- _WHAT IS NEEDED_:
Wherever "chart" appears in a line, list that line.
[Begin THE DATA]
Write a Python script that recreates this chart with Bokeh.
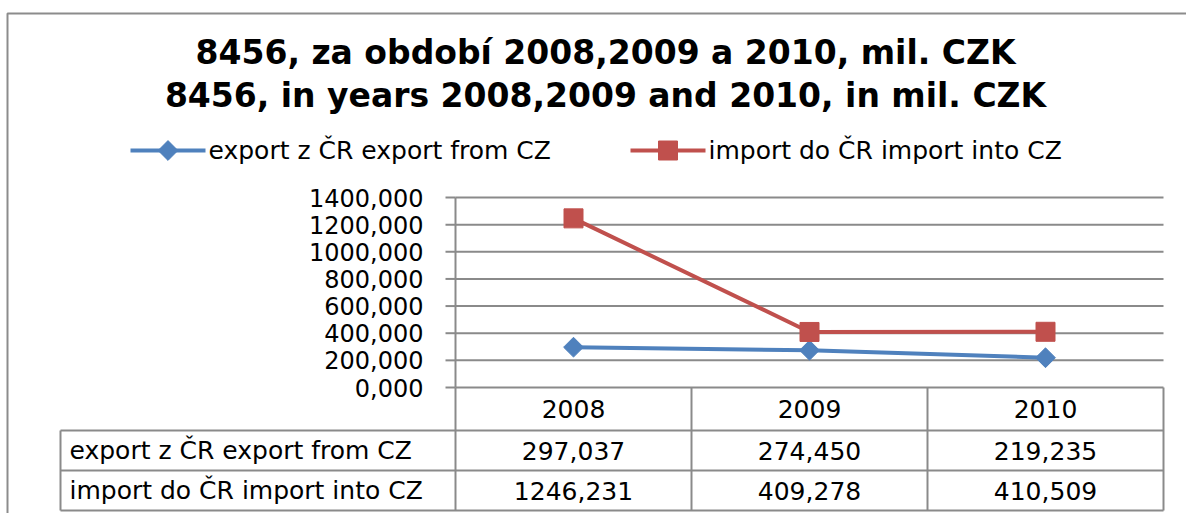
from bokeh.plotting import figure
from bokeh.models import Range1d
from bokeh.embed import file_html
from bokeh.resources import INLINE
from bokeh.core.properties import value

# ---- data ----
TITLE_LINES = ["8456, za období 2008,2009 a 2010, mil. CZK",
               "8456, in years 2008,2009 and 2010, in mil. CZK"]
YEARS = ["2008", "2009", "2010"]
SERIES_NAMES = ["export z ČR export from CZ", "import do ČR import into CZ"]
EXPORT = [297.037, 274.450, 219.235]
IMPORT = [1246.231, 409.278, 410.509]
Y_TICKS = [0, 200, 400, 600, 800, 1000, 1200, 1400]
COLORS = ["#4F81BD", "#C0504D"]


def fmt(v):
    return f"{v:.3f}".replace(".", ",")


# ---- layout (figure pixels) ----
W, H = 1186, 513
PLOT_L, PLOT_R = 455, 1163
PLOT_T, PLOT_B = 197, 387
TABLE_L = 60
ROW_EDGES = [PLOT_B, 430, 470, 510]
Y_MAX = Y_TICKS[-1]
NC = len(YEARS)
COL_W = (PLOT_R - PLOT_L) / NC
PPU = (PLOT_B - PLOT_T) / Y_MAX
FONT = value("DejaVu Sans")
FS = "25px"
FS_TICK = "24px"
GRID = "#8a8a8a"

p = figure(width=W, height=H,
           x_range=Range1d(-PLOT_L / COL_W, (W - PLOT_L) / COL_W),
           y_range=Range1d(-(H - PLOT_B) / PPU, PLOT_B / PPU),
           x_axis_location=None, y_axis_location=None,
           output_backend="svg", toolbar_location=None, min_border=0,
           outline_line_color=None, background_fill_color="white",
           border_fill_color="white")
p.xgrid.grid_line_color = None
p.ygrid.grid_line_color = None
p.extra_x_ranges = {"px": Range1d(0, W)}
p.extra_y_ranges = {"px": Range1d(H, 0)}

# outer chart border
p.line(x=[7, 7, W], y=[H, 13, 13], x_range_name="px", y_range_name="px",
       line_color="#8c8c8c", line_width=2)

# title
for i, t in enumerate(TITLE_LINES):
    p.text(x=[605], y=[52 + 43 * i], text=[t], x_range_name="px", y_range_name="px",
           text_align="center", text_baseline="middle", text_font=FONT,
           text_font_style="bold", text_font_size="33px", text_color="black")

# legend
LEG_X = [130, 630]
LEG_Y = 150
for i, name in enumerate(SERIES_NAMES):
    x0 = LEG_X[i]
    p.line(x=[x0, x0 + 75], y=[LEG_Y, LEG_Y], x_range_name="px", y_range_name="px",
           line_color=COLORS[i], line_width=4)
    if i == 0:
        p.scatter(x=[x0 + 37.5], y=[LEG_Y], x_range_name="px", y_range_name="px",
                  marker="square", angle=0.785398, size=14, fill_color=COLORS[i],
                  line_color=COLORS[i])
    else:
        p.scatter(x=[x0 + 37.5], y=[LEG_Y], x_range_name="px", y_range_name="px",
                  marker="square", size=19, fill_color=COLORS[i], line_color=COLORS[i])
    p.text(x=[x0 + 78], y=[LEG_Y], text=[name], x_range_name="px", y_range_name="px",
           text_align="left", text_baseline="middle", text_font=FONT,
           text_font_size=FS, text_color="black")

# gridlines and tick marks
n = len(Y_TICKS)
p.segment(x0=[0] * n, x1=[NC] * n, y0=Y_TICKS, y1=Y_TICKS,
          line_color=GRID, line_width=2)
p.segment(x0=[-10 / COL_W] * n, x1=[0] * n, y0=Y_TICKS, y1=Y_TICKS,
          line_color=GRID, line_width=2)
p.text(x=[-32 / COL_W] * n, y=Y_TICKS, text=[fmt(t) for t in Y_TICKS],
       text_align="right", text_baseline="middle", text_font=FONT,
       text_font_size=FS_TICK, text_color="black")

# axis line / table verticals
p.segment(x0=[0], x1=[0], y0=[Y_MAX], y1=[0], line_color=GRID, line_width=2)
p.segment(x0=list(range(NC + 1)), x1=list(range(NC + 1)),
          y0=[ROW_EDGES[0]] * (NC + 1), y1=[ROW_EDGES[-1]] * (NC + 1),
          y_range_name="px", line_color=GRID, line_width=2)
for ye in ROW_EDGES[1:]:
    p.segment(x0=[TABLE_L], x1=[PLOT_R], y0=[ye], y1=[ye],
              x_range_name="px", y_range_name="px", line_color=GRID, line_width=2)
p.segment(x0=[TABLE_L], x1=[TABLE_L], y0=[ROW_EDGES[1]], y1=[ROW_EDGES[-1]],
          x_range_name="px", y_range_name="px", line_color=GRID, line_width=2)

# table texts
centers = [(ROW_EDGES[k] + ROW_EDGES[k + 1]) / 2 for k in range(3)]
xs = [i + 0.5 for i in range(NC)]
p.text(x=xs, y=[centers[0]] * NC, text=YEARS, y_range_name="px",
       text_align="center", text_baseline="middle", text_font=FONT,
       text_font_size=FS, text_color="black")
for r, (name, vals) in enumerate(zip(SERIES_NAMES, [EXPORT, IMPORT])):
    p.text(x=[TABLE_L + 9], y=[centers[r + 1]], text=[name], x_range_name="px",
           y_range_name="px", text_align="left", text_baseline="middle",
           text_font=FONT, text_font_size=FS, text_color="black")
    p.text(x=xs, y=[centers[r + 1]] * NC, text=[fmt(v) for v in vals], y_range_name="px",
           text_align="center", text_baseline="middle", text_font=FONT,
           text_font_size=FS, text_color="black")

# series
p.line(x=xs, y=EXPORT, line_color=COLORS[0], line_width=4)
p.scatter(x=xs, y=EXPORT, marker="square", angle=0.785398, size=14,
          fill_color=COLORS[0], line_color=COLORS[0])
p.line(x=xs, y=IMPORT, line_color=COLORS[1], line_width=4)
p.scatter(x=xs, y=IMPORT, marker="square", size=19,
          fill_color=COLORS[1], line_color=COLORS[1])

open("out.html", "w").write(file_html(p, INLINE))
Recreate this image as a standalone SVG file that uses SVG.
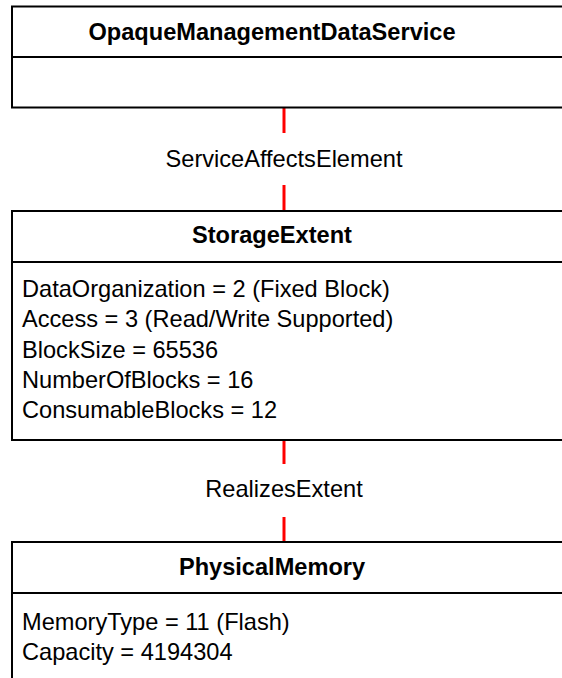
<svg xmlns="http://www.w3.org/2000/svg" width="562" height="678" viewBox="0 0 562 678">
<style>
.box{fill:#fff;stroke:#000;stroke-width:2}
.div{stroke:#000;stroke-width:2}
.title{font-family:"Liberation Sans",Arial,sans-serif;font-size:23.6px;font-weight:bold;fill:#000;text-anchor:middle}
.attr{font-family:"Liberation Sans",Arial,sans-serif;font-size:23.6px;fill:#000}
.lbl{font-family:"Liberation Sans",Arial,sans-serif;font-size:23.6px;fill:#000;text-anchor:middle}
.conn{stroke:#f00;stroke-width:3;fill:none}
</style>
<rect x="0" y="0" width="562" height="678" fill="#fff"/>
<g id="connectors">
<line class="conn" x1="284" y1="108" x2="284" y2="133"/>
<line class="conn" x1="284" y1="185" x2="284" y2="211"/>
<text class="lbl" x="284" y="167">ServiceAffectsElement</text>
<line class="conn" x1="284" y1="441" x2="284" y2="464"/>
<line class="conn" x1="284" y1="517" x2="284" y2="542"/>
<text class="lbl" x="284" y="497">RealizesExtent</text>
</g>
<g id="OpaqueManagementDataService">
<rect class="box" x="12" y="6.5" width="600" height="101"/>
<line class="div" x1="12" y1="57" x2="600" y2="57"/>
<text class="title" x="272" y="40">OpaqueManagementDataService</text>
</g>
<g id="StorageExtent">
<rect class="box" x="12" y="211" width="600" height="229"/>
<line class="div" x1="12" y1="262" x2="600" y2="262"/>
<text class="title" x="272" y="243">StorageExtent</text>
<text class="attr" x="22" y="297">DataOrganization = 2 (Fixed Block)</text>
<text class="attr" x="22" y="327.3">Access = 3 (Read/Write Supported)</text>
<text class="attr" x="22" y="357.6">BlockSize = 65536</text>
<text class="attr" x="22" y="387.9">NumberOfBlocks = 16</text>
<text class="attr" x="22" y="418.2">ConsumableBlocks = 12</text>
</g>
<g id="PhysicalMemory">
<rect class="box" x="12" y="542" width="600" height="200"/>
<line class="div" x1="12" y1="593" x2="600" y2="593"/>
<text class="title" x="272" y="574.5">PhysicalMemory</text>
<text class="attr" x="22" y="629.5">MemoryType = 11 (Flash)</text>
<text class="attr" x="22" y="659.5">Capacity = 4194304</text>
</g>
</svg>
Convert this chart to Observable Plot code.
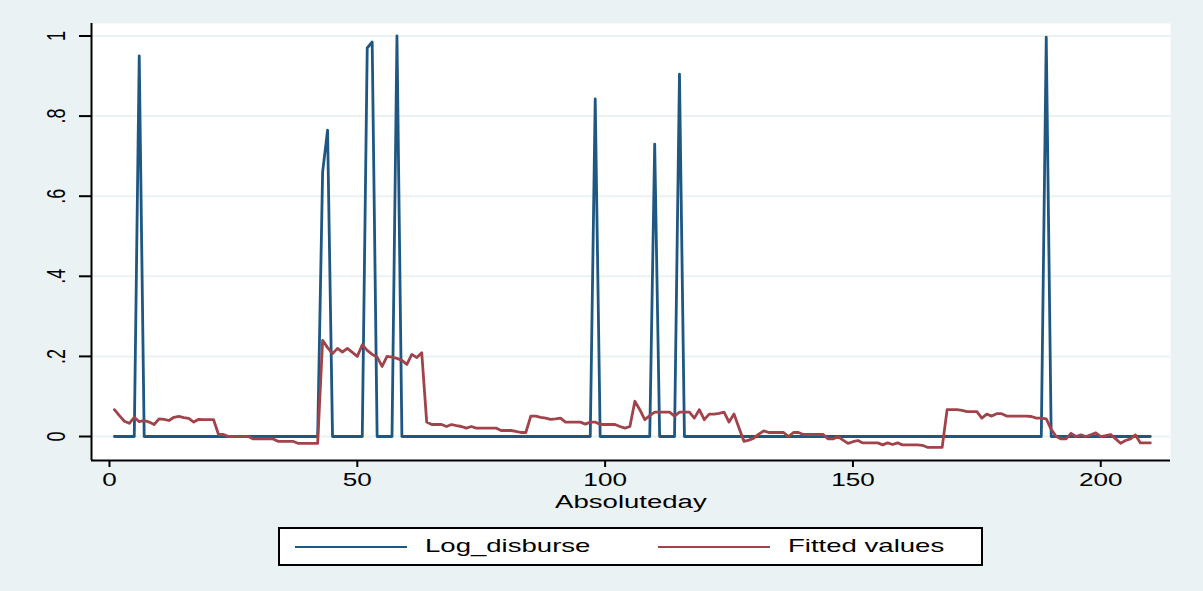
[End THE DATA]
- _ANSWER TO THIS TASK_:
Write a Python script that recreates this chart with Bokeh.
# outer chart border
Convert this chart to Observable Plot code.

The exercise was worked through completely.